### TASK BRIEF
Leaving out every picture, copy the lines of the data exactly, from the first through the line containing "const gridStyle = s".

### DATASET CONTENT
============================================================
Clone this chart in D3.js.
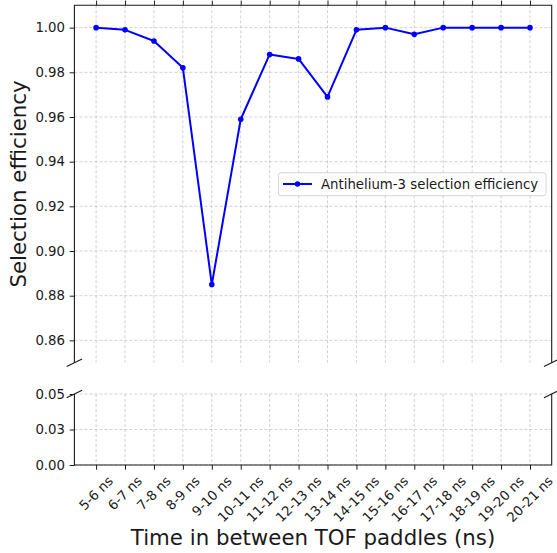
<!DOCTYPE html>
<html>
<head>
<meta charset="utf-8">
<script src="https://cdn.jsdelivr.net/npm/d3@7/dist/d3.min.js"></script>
<style>
  html, body { margin: 0; padding: 0; background: #fff; }
  svg { display: block; font-family: "DejaVu Sans", sans-serif; }
</style>
</head>
<body>
<svg id="chart" width="557" height="553"></svg>
<script>
// Time windows between TOF paddles
const categories = ["5-6 ns", "6-7 ns", "7-8 ns", "8-9 ns", "9-10 ns", "10-11 ns", "11-12 ns",
  "12-13 ns", "13-14 ns", "14-15 ns", "15-16 ns", "16-17 ns", "17-18 ns", "18-19 ns",
  "19-20 ns", "20-21 ns"];
// Antihelium-3 selection efficiency per window
const efficiency = [1.000, 0.999, 0.994, 0.982, 0.885, 0.959, 0.988, 0.986, 0.969,
  0.999, 1.000, 0.997, 1.000, 1.000, 1.000, 1.000];
const upperTicks = [0.86, 0.88, 0.90, 0.92, 0.94, 0.96, 0.98, 1.00];
const lowerTicks = [0.00, 0.025, 0.05];
const lowerTickLabels = ["0.00", "0.03", "0.05"];
const seriesName = "Antihelium-3 selection efficiency";

const svg = d3.select("#chart");
const left = 74.4, right = 551.7;
const upper = { top: 5.3, bottom: 362.7, domain: [0.85, 1.01] };
const lower = { top: 394, bottom: 465, domain: [0, 0.05] };
const textColor = "#1a1a1a";
const fontTick = 13.3;
const fontTitle = 21.3;
const tickLen = 4.7;

const x = d3.scaleLinear().domain([-0.75, categories.length - 1 + 0.75]).range([left, right]);
const yU = d3.scaleLinear().domain(upper.domain).range([upper.bottom, upper.top]);
const yL = d3.scaleLinear().domain(lower.domain).range([lower.bottom, lower.top]);

const gridStyle = s => s.attr("stroke", "#bdbdbd").attr("stroke-width", 0.7).attr("stroke-dasharray", "3,2");

// gridlines
function drawGrid(panel, yScale, ticks) {
  const g = svg.append("g");
  g.selectAll(".vx").data(categories).join("line")
    .attr("x1", (d, i) => x(i)).attr("x2", (d, i) => x(i))
    .attr("y1", panel.top).attr("y2", panel.bottom).call(gridStyle);
  g.selectAll(".hy").data(ticks).join("line")
    .attr("x1", left).attr("x2", right)
    .attr("y1", d => yScale(d)).attr("y2", d => yScale(d)).call(gridStyle);
}
drawGrid(upper, yU, upperTicks);
drawGrid(lower, yL, lowerTicks);

// y axes
const axisU = svg.append("g").attr("transform", `translate(${left},0)`)
  .call(d3.axisLeft(yU).tickValues(upperTicks).tickFormat(d3.format(".2f")).tickSize(tickLen).tickPadding(4.7));
const axisL = svg.append("g").attr("transform", `translate(${left},0)`)
  .call(d3.axisLeft(yL).tickValues(lowerTicks).tickFormat((d, i) => lowerTickLabels[i]).tickSize(tickLen).tickPadding(4.7));
[axisU, axisL].forEach(a => {
  a.select(".domain").remove();
  a.selectAll("line").attr("stroke", textColor).attr("stroke-width", 1);
  a.selectAll("text").attr("fill", textColor).style("font-size", fontTick + "px")
    .style("font-family", "DejaVu Sans");
});

// x ticks: on top of upper panel, on bottom of lower panel
const xTop = svg.append("g").attr("transform", `translate(0,${upper.top})`)
  .call(d3.axisTop(x).tickValues(d3.range(categories.length)).tickFormat("").tickSize(tickLen));
const xBot = svg.append("g").attr("transform", `translate(0,${lower.bottom})`)
  .call(d3.axisBottom(x).tickValues(d3.range(categories.length)).tickFormat("").tickSize(tickLen));
[xTop, xBot].forEach(a => {
  a.select(".domain").remove();
  a.selectAll("line").attr("stroke", textColor).attr("stroke-width", 1);
});

// rotated category labels, centred under each tick
const labelTop = lower.bottom + tickLen + 4.5;
const lbl = svg.append("g").selectAll("text").data(categories).join("text")
  .attr("text-anchor", "middle").attr("dominant-baseline", "central")
  .attr("fill", textColor).style("font-size", fontTick + "px").text(d => d);
lbl.each(function (d, i) {
  const w = this.getComputedTextLength();
  const h = fontTick * 0.95;
  const half = (w + h) * Math.SQRT1_2 / 2;
  d3.select(this).attr("transform", `translate(${x(i)},${labelTop + half}) rotate(-45)`);
});

// spines
const spine = s => s.attr("stroke", textColor).attr("stroke-width", 1.1).attr("fill", "none");
svg.append("path").attr("d", `M${left},${upper.bottom}V${upper.top}H${right}V${upper.bottom}`).call(spine);
svg.append("path").attr("d", `M${left},${lower.top}V${lower.bottom}H${right}V${lower.top}`).call(spine);

// break marks
[[left, upper.bottom], [right, upper.bottom], [left, lower.top], [right, lower.top]].forEach(([cx, cy]) => {
  svg.append("line").attr("x1", cx - 7.7).attr("y1", cy + 3.7).attr("x2", cx + 7.7).attr("y2", cy - 3.7)
    .call(spine);
});

// series
const blue = "#0000ff";
const line = d3.line().x((d, i) => x(i)).y(d => yU(d));
svg.append("path").datum(efficiency).attr("d", line)
  .attr("fill", "none").attr("stroke", blue).attr("stroke-width", 2).attr("stroke-linejoin", "round");
svg.append("g").selectAll("circle").data(efficiency).join("circle")
  .attr("cx", (d, i) => x(i)).attr("cy", d => yU(d)).attr("r", 2.8).attr("fill", blue);

// legend
const lg = svg.append("g");
lg.append("rect").attr("x", 278.5).attr("y", 172.7).attr("width", 267.5).attr("height", 23)
  .attr("rx", 2.5).attr("fill", "#fff").attr("fill-opacity", 0.85).attr("stroke", "#d0d0d0").attr("stroke-width", 0.9);
lg.append("line").attr("x1", 283).attr("x2", 312).attr("y1", 184).attr("y2", 184)
  .attr("stroke", blue).attr("stroke-width", 2);
lg.append("circle").attr("cx", 297.5).attr("cy", 184).attr("r", 2.8).attr("fill", blue);
lg.append("text").attr("x", 321).attr("y", 188.8).attr("fill", textColor)
  .style("font-size", fontTick + "px").text(seriesName);

// axis titles
svg.append("text").attr("x", (left + right) / 2).attr("y", 545).attr("text-anchor", "middle")
  .attr("fill", textColor).style("font-size", fontTitle + "px").text("Time in between TOF paddles (ns)");
svg.append("text").attr("transform", `translate(25.5,${(upper.top + upper.bottom) / 2}) rotate(-90)`)
  .attr("text-anchor", "middle").attr("fill", textColor).style("font-size", fontTitle + "px")
  .text("Selection efficiency");
</script>
</body>
</html>
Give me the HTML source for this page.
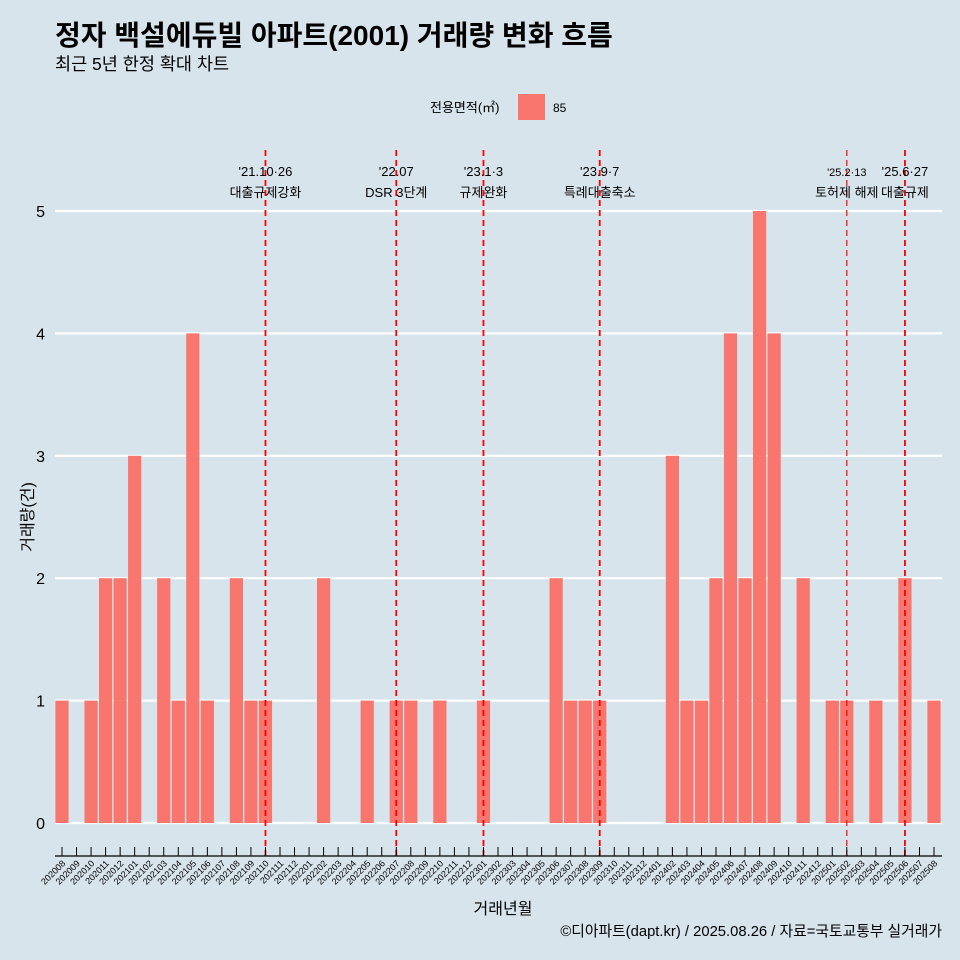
<!DOCTYPE html>
<html><head><meta charset="utf-8">
<style>
body{margin:0;background:#d7e4ec;}
svg{display:block;font-family:"Liberation Sans","Noto Sans CJK KR",sans-serif;}
</style></head>
<body>
<svg id="c" width="960" height="960" viewBox="0 0 960 960">
<rect width="960" height="960" fill="#d7e4ec"/>
<text x="55" y="45" font-size="28" font-weight="bold" fill="#000">정자 백설에듀빌 아파트(2001) 거래량 변화 흐름</text>
<text x="55" y="70" font-size="17.5" fill="#000">최근 5년 한정 확대 차트</text>
<g>
<text x="430" y="112" font-size="13">전용면적(㎡)</text>
<rect x="518" y="94" width="27" height="26" fill="#f8766d"/>
<text x="553" y="112" font-size="12">85</text>
</g>
<g id="grid"></g><g id="bars"></g><g id="vlines"></g><g id="xaxis"></g><g id="yaxis"></g>
<text x="503" y="914" font-size="16" text-anchor="middle">거래년월</text>
<text transform="translate(33,517) rotate(-90)" font-size="16" text-anchor="middle">거래량(건)</text>
<text x="942" y="936" font-size="14.8" text-anchor="end">©디아파트(dapt.kr) / 2025.08.26 / 자료=국토교통부 실거래가</text>
</svg>
<script>
const months=[];
for(let y=2020,m=8;!(y===2025&&m===9);){months.push(''+y+(m<10?'0':'')+m);m++;if(m>12){m=1;y++;}}
const barMonths=['202008','202010','202011','202012','202101','202103','202104','202105','202106','202108','202109','202110','202202','202205','202207','202208','202210','202301','202306','202307','202308','202309','202402','202403','202404','202405','202406','202407','202408','202409','202411','202501','202502','202504','202506','202508'];
const barValues=[1,1,2,2,3,2,1,4,1,2,1,1,2,1,1,1,1,1,2,1,1,1,3,1,1,2,4,2,5,4,2,1,1,1,2,1];
const yTicks=[0,1,2,3,4,5];
const eventMonths=['202110','202207','202301','202309','202502','202506'];
const eventDates=["'21.10·26","'22.07","'23.1·3","'23.9·7","'25.2·13","'25.6·27"];
const eventTexts=['대출규제강화','DSR 3단계','규제완화','특례대출축소','토허제 해제','대출규제'];
const eventThin=[false,false,false,false,true,false];
const NS='http://www.w3.org/2000/svg';
function el(t,a,p){const e=document.createElementNS(NS,t);for(const k in a)e.setAttribute(k,a[k]);document.getElementById(p).appendChild(e);return e;}
const x=m=>62+months.indexOf(m)*(934-62)/(months.length-1);
const y=v=>823-v*(823-211)/5;
yTicks.forEach(v=>{
 const l=el('line',{x1:55,x2:942,y1:y(v),y2:y(v),stroke:'#fff','stroke-width':2.2},'grid');
 
 
 const t=el('text',{x:45,y:y(v)+6,'font-size':16,'text-anchor':'end'},'yaxis');t.textContent=v;
 
 
});
barMonths.forEach((m,i)=>{
 const r=el('rect',{x:x(m)-6.6,y:y(barValues[i]),width:13.2,height:y(0)-y(barValues[i]),fill:'#f8766d'},'bars');
 
 
});
eventMonths.forEach((m,i)=>{
 const xx=x(m);
 const l=el('line',{x1:xx,x2:xx,y1:150,y2:856,stroke:'#ff0000','stroke-width':eventThin[i]?1.2:1.8,'stroke-dasharray':'6,4'},'vlines');
 
 
 const t1=el('text',{x:xx,y:176,'font-size':eventThin[i]?11:13,'text-anchor':'middle'},'vlines');t1.textContent=eventDates[i];
 
 
 const t2=el('text',{x:xx,y:197,'font-size':13,'text-anchor':'middle'},'vlines');t2.textContent=eventTexts[i];
 
 
});
const ax=el('line',{x1:55,x2:942,y1:856,y2:856,stroke:'#000','stroke-width':1.2},'xaxis');


months.forEach(m=>{
 const xx=x(m);
 el('line',{x1:xx,x2:xx,y1:847,y2:856,stroke:'#000','stroke-width':1},'xaxis');
 const t=el('text',{transform:`translate(${xx+4},${864}) rotate(-45)`,'font-size':9,'text-anchor':'end'},'xaxis');t.textContent=m;
 
 
});
</script>
</body></html>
============================================================
### CORRECT OUTPUT
Clone this chart in D3.js.
<!DOCTYPE html>
<html>
<head>
<meta charset="utf-8">
<script src="https://cdn.jsdelivr.net/npm/d3@7/dist/d3.min.js"></script>
<style>
  html, body { margin: 0; padding: 0; background: #fff; }
  svg { display: block; font-family: "DejaVu Sans", sans-serif; }
</style>
</head>
<body>
<svg id="chart" width="557" height="553"></svg>
<script>
// Time windows between TOF paddles
const categories = ["5-6 ns", "6-7 ns", "7-8 ns", "8-9 ns", "9-10 ns", "10-11 ns", "11-12 ns",
  "12-13 ns", "13-14 ns", "14-15 ns", "15-16 ns", "16-17 ns", "17-18 ns", "18-19 ns",
  "19-20 ns", "20-21 ns"];
// Antihelium-3 selection efficiency per window
const efficiency = [1.000, 0.999, 0.994, 0.982, 0.885, 0.959, 0.988, 0.986, 0.969,
  0.999, 1.000, 0.997, 1.000, 1.000, 1.000, 1.000];
const upperTicks = [0.86, 0.88, 0.90, 0.92, 0.94, 0.96, 0.98, 1.00];
const lowerTicks = [0.00, 0.025, 0.05];
const lowerTickLabels = ["0.00", "0.03", "0.05"];
const seriesName = "Antihelium-3 selection efficiency";

const svg = d3.select("#chart");
const left = 74.4, right = 551.7;
const upper = { top: 5.3, bottom: 362.7, domain: [0.85, 1.01] };
const lower = { top: 394, bottom: 465, domain: [0, 0.05] };
const textColor = "#1a1a1a";
const fontTick = 13.3;
const fontTitle = 21.3;
const tickLen = 4.7;

const x = d3.scaleLinear().domain([-0.75, categories.length - 1 + 0.75]).range([left, right]);
const yU = d3.scaleLinear().domain(upper.domain).range([upper.bottom, upper.top]);
const yL = d3.scaleLinear().domain(lower.domain).range([lower.bottom, lower.top]);

const gridStyle = s => s.attr("stroke", "#bdbdbd").attr("stroke-width", 0.7).attr("stroke-dasharray", "3,2");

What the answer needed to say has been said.